START

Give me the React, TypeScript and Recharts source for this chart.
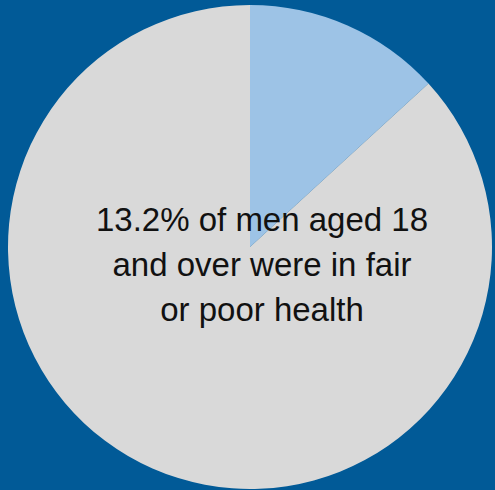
import { PieChart, Pie, Cell, Label } from "recharts"

// share of men 18+ in fair/poor health vs. the rest
const categories = ["Fair or poor health", "Good or better health"]
const values = [13.2, 86.8]
const colors = ["#9DC3E6", "#D9D9D9"]
const captionLines = ["13.2% of men aged 18", "and over were in fair", "or poor health"]

const data = categories.map((name, i) => ({ name, value: values[i] }))

function Caption({ viewBox }: any) {
    const cx = viewBox?.cx ?? 250
    const cy = viewBox?.cy ?? 247
    return (
        <text
            x={cx + 12}
            y={cy - 16}
            textAnchor="middle"
            fill="#111"
            style={{ fontFamily: "Liberation Sans, Arial, sans-serif", fontSize: 33 }}
        >
            {captionLines.map((line, i) => (
                <tspan key={i} x={cx + 12} dy={i === 0 ? 0 : 45}>
                    {line}
                </tspan>
            ))}
        </text>
    )
}

export default function App() {
    return (
        <div style={{ position: "fixed", left: 0, top: 0, width: 495, height: 490, background: "#015A97" }}>
            <PieChart width={495} height={490} margin={{ top: 0, right: 0, bottom: 0, left: 0 }}>
                <Pie
                    data={data}
                    dataKey="value"
                    nameKey="name"
                    cx={250}
                    cy={247}
                    outerRadius={242}
                    startAngle={90}
                    endAngle={-270}
                    stroke="none"
                    isAnimationActive={false}
                >
                    {data.map((entry, i) => (
                        <Cell key={entry.name} fill={colors[i]} />
                    ))}
                    <Label position="center" content={<Caption />} />
                </Pie>
            </PieChart>
        </div>
    )
}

END

> [Work instructions]: Return the whole listing, word for word, and leave out every picture.

> [Answer to this exercise]:
Give me the React, TypeScript and Recharts source for this chart.
import { PieChart, Pie, Cell, Label } from "recharts"

// share of men 18+ in fair/poor health vs. the rest
const categories = ["Fair or poor health", "Good or better health"]
const values = [13.2, 86.8]
const colors = ["#9DC3E6", "#D9D9D9"]
const captionLines = ["13.2% of men aged 18", "and over were in fair", "or poor health"]

const data = categories.map((name, i) => ({ name, value: values[i] }))

function Caption({ viewBox }: any) {
    const cx = viewBox?.cx ?? 250
    const cy = viewBox?.cy ?? 247
    return (
        <text
            x={cx + 12}
            y={cy - 16}
            textAnchor="middle"
            fill="#111"
            style={{ fontFamily: "Liberation Sans, Arial, sans-serif", fontSize: 33 }}
        >
            {captionLines.map((line, i) => (
                <tspan key={i} x={cx + 12} dy={i === 0 ? 0 : 45}>
                    {line}
                </tspan>
            ))}
        </text>
    )
}

export default function App() {
    return (
        <div style={{ position: "fixed", left: 0, top: 0, width: 495, height: 490, background: "#015A97" }}>
            <PieChart width={495} height={490} margin={{ top: 0, right: 0, bottom: 0, left: 0 }}>
                <Pie
                    data={data}
                    dataKey="value"
                    nameKey="name"
                    cx={250}
                    cy={247}
                    outerRadius={242}
                    startAngle={90}
                    endAngle={-270}
                    stroke="none"
                    isAnimationActive={false}
                >
                    {data.map((entry, i) => (
                        <Cell key={entry.name} fill={colors[i]} />
                    ))}
                    <Label position="center" content={<Caption />} />
                </Pie>
            </PieChart>
        </div>
    )
}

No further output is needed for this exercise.